* **Source code of charts**:
####################

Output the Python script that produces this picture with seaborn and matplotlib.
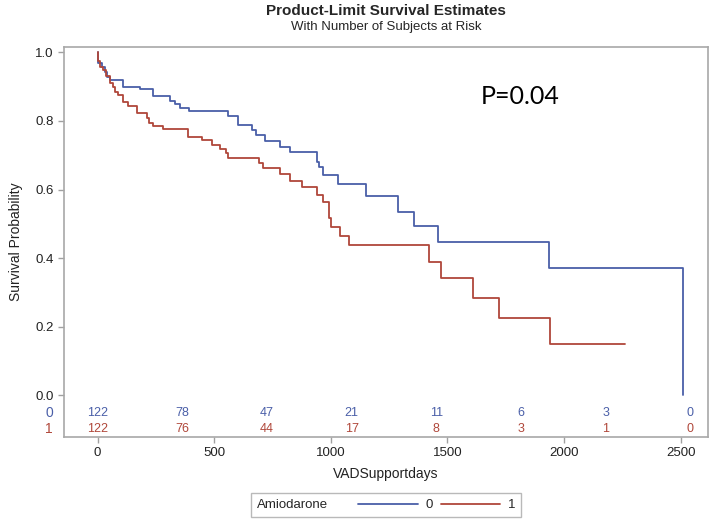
import pandas as pd
import seaborn as sns
import matplotlib.pyplot as plt
from matplotlib.lines import Line2D
from matplotlib.offsetbox import HPacker

# Kaplan-Meier steps (day, survival after the step)
days_0 = [0, 1, 3, 17, 31, 42, 53, 111, 182, 236, 311, 332, 354, 393, 558, 600, 661, 679,
          718, 782, 825, 939, 951, 965, 1032, 1150, 1287, 1356, 1461, 1934, 2510]
surv_0 = [1.0, 0.987, 0.968, 0.958, 0.943, 0.929, 0.919, 0.90, 0.892, 0.872, 0.859, 0.849,
          0.838, 0.828, 0.814, 0.787, 0.774, 0.759, 0.742, 0.723, 0.708, 0.681, 0.667, 0.641,
          0.616, 0.581, 0.535, 0.493, 0.446, 0.371, 0.0]

days_1 = [0, 1, 10, 24, 38, 53, 67, 75, 89, 111, 132, 168, 211, 222, 239, 282, 389, 446,
          489, 525, 549, 561, 694, 711, 782, 825, 875, 939, 965, 993, 1000, 1039, 1079,
          1420, 1474, 1609, 1721, 1938, 2259]
surv_1 = [1.0, 0.973, 0.958, 0.948, 0.931, 0.91, 0.898, 0.885, 0.876, 0.856, 0.842, 0.822,
          0.808, 0.795, 0.786, 0.777, 0.754, 0.745, 0.73, 0.717, 0.706, 0.693, 0.677, 0.664,
          0.645, 0.626, 0.607, 0.584, 0.563, 0.516, 0.492, 0.465, 0.437, 0.39, 0.342, 0.285,
          0.225, 0.151, 0.151]

# number at risk table
risk_days = [0, 363, 726, 1089, 1452, 1815, 2178, 2541]
risk_0 = [122, 78, 47, 21, 11, 6, 3, 0]
risk_1 = [122, 76, 44, 17, 8, 3, 1, 0]

groups = ['0', '1']
colors = {'0': '#4A5FA8', '1': '#B0473A'}

df = pd.concat([
    pd.DataFrame({'VADSupportdays': days_0, 'Survival': surv_0, 'Amiodarone': '0'}),
    pd.DataFrame({'VADSupportdays': days_1, 'Survival': surv_1, 'Amiodarone': '1'}),
])

sns.set_style('white')
plt.rcParams['font.family'] = ['Liberation Sans', 'DejaVu Sans']

fig = plt.figure(figsize=(7.09, 5.26), dpi=100)
ax = fig.add_axes([0.0903, 0.1698, 0.9083, 0.7414])

sns.lineplot(data=df, x='VADSupportdays', y='Survival', hue='Amiodarone',
             palette=colors, estimator=None, drawstyle='steps-post',
             linewidth=1.3, ax=ax, legend=False)

ax.set_xlim(-144, 2617)
ax.set_ylim(-0.12, 1.016)
ax.set_xticks([0, 500, 1000, 1500, 2000, 2500])
ax.set_yticks([0.0, 0.2, 0.4, 0.6, 0.8, 1.0])
ax.set_yticklabels(['0.0', '0.2', '0.4', '0.6', '0.8', '1.0'])
ax.tick_params(axis='both', length=4, width=1, color='#A0A0A0', labelsize=9.5,
               labelcolor='#222222', direction='out', bottom=True, left=True)
for s in ax.spines.values():
    s.set_color('#A8A8A8')
    s.set_linewidth(1.2)
ax.set_xlabel('VADSupportdays', fontsize=10, color='#222222', labelpad=6)
ax.set_ylabel('Survival Probability', fontsize=10, color='#222222', labelpad=9)

# at-risk rows
for g, counts, yrow in [('0', risk_0, -0.052), ('1', risk_1, -0.098)]:
    for d, n in zip(risk_days, counts):
        ax.text(d, yrow, str(n), color=colors[g], fontsize=9, ha='center', va='center')
    ax.text(-0.023, yrow, g, color=colors[g], fontsize=10, ha='center', va='center',
            transform=ax.get_yaxis_transform())

ax.text(1811, 0.87, 'P=0.04', fontsize=18, family=['Lato', 'DejaVu Sans'],
        ha='center', va='center', color='black')

# titles
cx = 0.0903 + 0.9083 / 2
fig.text(cx, 1 - 11 / 526, 'Product-Limit Survival Estimates', ha='center', va='center',
         fontsize=11, fontweight='bold')
fig.text(cx, 1 - 27 / 526, 'With Number of Subjects at Risk', ha='center', va='center',
         fontsize=9.5)

# legend with the title placed to the left of the entries
handles = [Line2D([], [], color=colors[g], lw=1.3) for g in groups]
leg = fig.legend(handles, groups, title='Amiodarone', ncol=2, loc='center',
                 bbox_to_anchor=(cx, 1 - 505 / 526), frameon=True, fancybox=False,
                 fontsize=9.5, title_fontsize=9.5, handlelength=4.5, handletextpad=0.6,
                 columnspacing=0.6, borderpad=0.45)
leg.get_frame().set_edgecolor('#A8A8A8')
leg.get_frame().set_linewidth(1.0)
box = leg._legend_box
title_box, entries = box.get_children()
box._children = [HPacker(children=[title_box, entries], align='center', pad=0, sep=22)]

fig.savefig('out.png', dpi=100)
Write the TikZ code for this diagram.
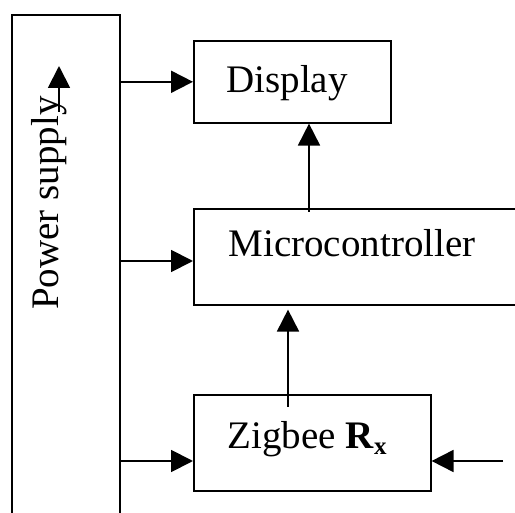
\documentclass[tikz,border=0pt]{standalone}
\usepackage{fontspec}
\setmainfont{Liberation Serif}
\usetikzlibrary{arrows.meta}
\begin{document}
\begin{tikzpicture}[x=1pt,y=1pt,
  box/.style={draw, line width=1.6pt, inner sep=0pt, anchor=north west},
  lbl/.style={font=\fontsize{39}{40}\selectfont, inner sep=0pt, anchor=base},
  arr/.style={line width=1.9pt, -{Triangle[length=22pt,width=22pt]}}]
\useasboundingbox (0,0) rectangle (515,-513);
\clip (0,0) rectangle (515,-513);
% blocks
\node[box, minimum width=108pt, minimum height=530pt] (ps) at (11,-14) {};
\node[box, minimum width=197pt, minimum height=82pt] (disp) at (193,-40) {};
\node[box, minimum width=340pt, minimum height=96pt] (mc) at (193,-208) {};
\node[box, minimum width=237pt, minimum height=96pt] (zb) at (193,-394) {};
% labels
\node[lbl, rotate=90] (pst) at (59,-203) {Power supply};
\node[lbl] (dispt) at (287,-93) {Display};
\node[lbl] (mct) at (352,-257) {Microcontroller};
\node[lbl] (zbt) at (307,-449) {Zigbee \textbf{R}\raisebox{-6pt}{\fontsize{25}{25}\selectfont\bfseries x}};
% connector end points
\coordinate (p2) at (119,-261);
\coordinate (p3) at (119,-461);
\coordinate (m1) at (309,-212);
\coordinate (z1) at (288,-407);
\coordinate (in) at (503,-461);
\coordinate (pa) at (59,-112);
\coordinate (pb) at (59,-66);
% connectors
\draw[arr] (ps.east |- disp.west) -- (disp.west);
\draw[arr] (p2) -- (p2 -| mc.west);
\draw[arr] (p3) -- (p3 -| zb.west);
\draw[arr] (m1) -- (m1 |- disp.south);
\draw[arr] (z1) -- ([yshift=-4pt]z1 |- mc.south);
\draw[arr] (in) -- (in -| zb.east);
\draw[arr] (pa) -- (pb);
\end{tikzpicture}
\end{document}
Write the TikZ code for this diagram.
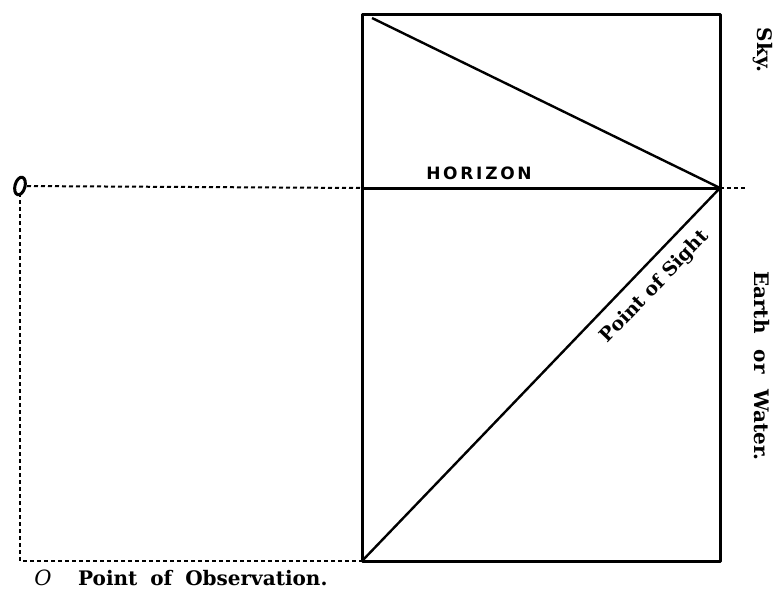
\documentclass[tikz,border=0pt]{standalone}
\usepackage{fontspec}
\usetikzlibrary{shapes.geometric}
\setmainfont{DejaVu Serif}
\newfontfamily\capsfont[LetterSpace=16]{DejaVu Sans}
\begin{document}
\begin{tikzpicture}[x=1pt,y=-1pt,
  frame/.style={line width=3pt, line join=round},
  thin/.style={line width=2.4pt},
  dots/.style={line width=2pt, dash pattern=on 4pt off 3pt},
  lbl/.style={font=\bfseries\fontsize{20}{23}\selectfont, inner sep=0pt}]
\useasboundingbox (0,0) rectangle (775,591);
\coordinate (TL) at (362,15);
\coordinate (TR) at (720,15);
\coordinate (BL) at (362,561);
\coordinate (BR) at (720,561);
\coordinate (HL) at (362,188);
\coordinate (HR) at (720,188);
\coordinate (HE) at (746,188);
\coordinate (TLd) at (372,18);
\coordinate (Otop) at (20,186);
\coordinate (Obot) at (20,561);
\draw[frame] (TL) rectangle (BR);
\draw[frame] (HL) -- (HR);
\draw[thin] (TLd) -- (HR);
\draw[thin] (BL) -- (HR);
\draw[dots] (HR) -- (HE);
\draw[dots] (Otop) -- (HL);
\draw[dots] (Otop) -- (Obot) -- (BL);
\node[draw, line width=3pt, ellipse, minimum width=10pt, minimum height=18pt, inner sep=0pt, rotate=-15, fill=white] (O) at (Otop) {};
\node[lbl, font=\bfseries\fontsize{19}{22}\selectfont, rotate=46.2] (pos) at (655,287) {Point of Sight};
\node[font=\capsfont\bfseries\fontsize{17}{19}\selectfont, inner sep=0pt] (hz) at (479,173) {HORIZON};
\node[lbl, rotate=-90] (sky) at (763,50) {Sky.};
\node[lbl, rotate=-90] (earth) at (762,366) {Earth\hspace{0.8em}or\hspace{0.8em}Water.};
\node[lbl, font=\itshape\fontsize{21}{23}\selectfont] (o2) at (43,578) {O};
\node[lbl, anchor=west] (poo) at (78,578) {Point\hspace{0.3em} of\hspace{0.3em} Observation.};
\end{tikzpicture}
\end{document}
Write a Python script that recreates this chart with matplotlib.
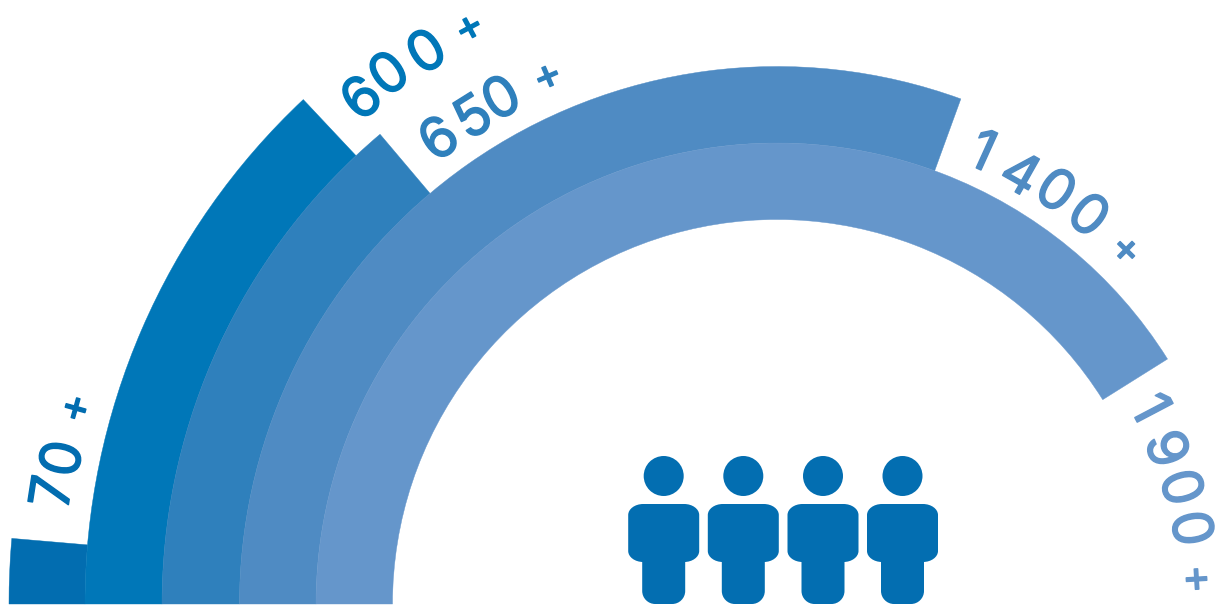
import math
import matplotlib
matplotlib.use("Agg")
import matplotlib.pyplot as plt
import matplotlib.patheffects as pe
from matplotlib.patches import Wedge, Circle, PathPatch
from matplotlib.path import Path

# --- data ---
labels = ["70 +", "600 +", "650 +", "1400 +", "1900 +"]
arc_degrees = [4.9, 46.8, 49.8, 110.0, 147.9]
colors = ["#026DB0", "#0077B8", "#2F80BC", "#4F8BC3", "#6596CB"]
people_count = 4

# --- layout ---
W, H = 1226, 605
CX, CY = 777, 1
RING_EDGES = [768, 692, 615, 537.5, 461, 384.5]
LABEL_RADII = [
    [735.5, 731.5, 731],
    [656.5, 659, 656, 656],
    [577, 576, 578, 578],
    [499.5, 496, 500.5, 500, 500],
    [423.5, 421, 422.5, 423, 423],
]
# angle of each visible character, in degrees clockwise from the left end
LABEL_ANGLES = [
    [8.8, 11.5, 15.6],
    [50.6, 53.8, 57.6, 61.9],
    [54.0, 58.0, 61.4, 66.5],
    [114.4, 119.5, 124.0, 128.7, 134.6],
    [152.3, 158.3, 163.9, 169.65, 176.6],
]
DIGIT_PT, PLUS_PT = 40, 31
DIGIT_DROP, PLUS_DROP = 20, 15  # glyph centre above the baseline, px
PERSON_X = [663.7, 743.3, 823.0, 902.5]
PERSON_COLOR = "#036EB1"


def rounded(x0, y0, x1, y1, rx, ry):
    k = 0.45
    v = [(x0 + rx, y0), (x1 - rx, y0),
         (x1 - rx * k, y0), (x1, y0 + ry * k), (x1, y0 + ry),
         (x1, y1 - ry),
         (x1, y1 - ry * k), (x1 - rx * k, y1), (x1 - rx, y1),
         (x0 + rx, y1),
         (x0 + rx * k, y1), (x0, y1 - ry * k), (x0, y1 - ry),
         (x0, y0 + ry),
         (x0, y0 + ry * k), (x0 + rx * k, y0), (x0 + rx, y0),
         (x0 + rx, y0)]
    c = [Path.MOVETO, Path.LINETO,
         Path.CURVE4, Path.CURVE4, Path.CURVE4,
         Path.LINETO,
         Path.CURVE4, Path.CURVE4, Path.CURVE4,
         Path.LINETO,
         Path.CURVE4, Path.CURVE4, Path.CURVE4,
         Path.LINETO,
         Path.CURVE4, Path.CURVE4, Path.CURVE4,
         Path.CLOSEPOLY]
    return Path(v, c)


fig = plt.figure(figsize=(W / 100, H / 100), dpi=100, facecolor="white")
ax = fig.add_axes([0, 0, 1, 1])
ax.set_xlim(0, W)
ax.set_ylim(0, H)
ax.set_aspect("equal")
ax.axis("off")

for i, (sweep, col) in enumerate(zip(arc_degrees, colors)):
    r = RING_EDGES[i]
    ax.add_patch(Wedge((CX, CY), r, 180 - sweep, 180, width=r - RING_EDGES[i + 1],
                       facecolor=col, edgecolor=col, linewidth=0.3))

for label, radii, angles, col in zip(labels, LABEL_RADII, LABEL_ANGLES, colors):
    chars = label.replace(" ", "")
    for ch, r, a in zip(chars, radii, angles):
        plus = ch == "+"
        rb = r - (PLUS_DROP if plus else DIGIT_DROP)
        t = math.radians(180 - a)
        x = CX + rb * math.cos(t)
        y = CY + rb * math.sin(t)
        ax.text(x, y, ch, color=col, family="Inter",
                fontsize=PLUS_PT if plus else DIGIT_PT, rotation=90 - a,
                rotation_mode="anchor", ha="center", va="baseline",
                path_effects=[pe.withStroke(linewidth=1.1, foreground=col)])

for px in PERSON_X[:people_count]:
    ax.add_patch(Circle((px, H - 476), 20, facecolor=PERSON_COLOR, edgecolor="none"))
    ax.add_patch(PathPatch(rounded(px - 35.5, H - 562, px + 35.5, H - 504, 15, 11),
                           facecolor=PERSON_COLOR, edgecolor="none"))
    ax.add_patch(PathPatch(rounded(px - 21.5, H - 604, px + 21.5, H - 530, 13, 13),
                           facecolor=PERSON_COLOR, edgecolor="none"))

fig.savefig("out.png", dpi=100, facecolor="white")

####################

* **Objective**: Pictures do not belong in the copy. Reproduce exactly the lines from the one with "Write a Python" to the one with "people_count = 4", both lines included.

* **Exercise response**:
Write a Python script that recreates this chart with matplotlib.
import math
import matplotlib
matplotlib.use("Agg")
import matplotlib.pyplot as plt
import matplotlib.patheffects as pe
from matplotlib.patches import Wedge, Circle, PathPatch
from matplotlib.path import Path

# --- data ---
labels = ["70 +", "600 +", "650 +", "1400 +", "1900 +"]
arc_degrees = [4.9, 46.8, 49.8, 110.0, 147.9]
colors = ["#026DB0", "#0077B8", "#2F80BC", "#4F8BC3", "#6596CB"]
people_count = 4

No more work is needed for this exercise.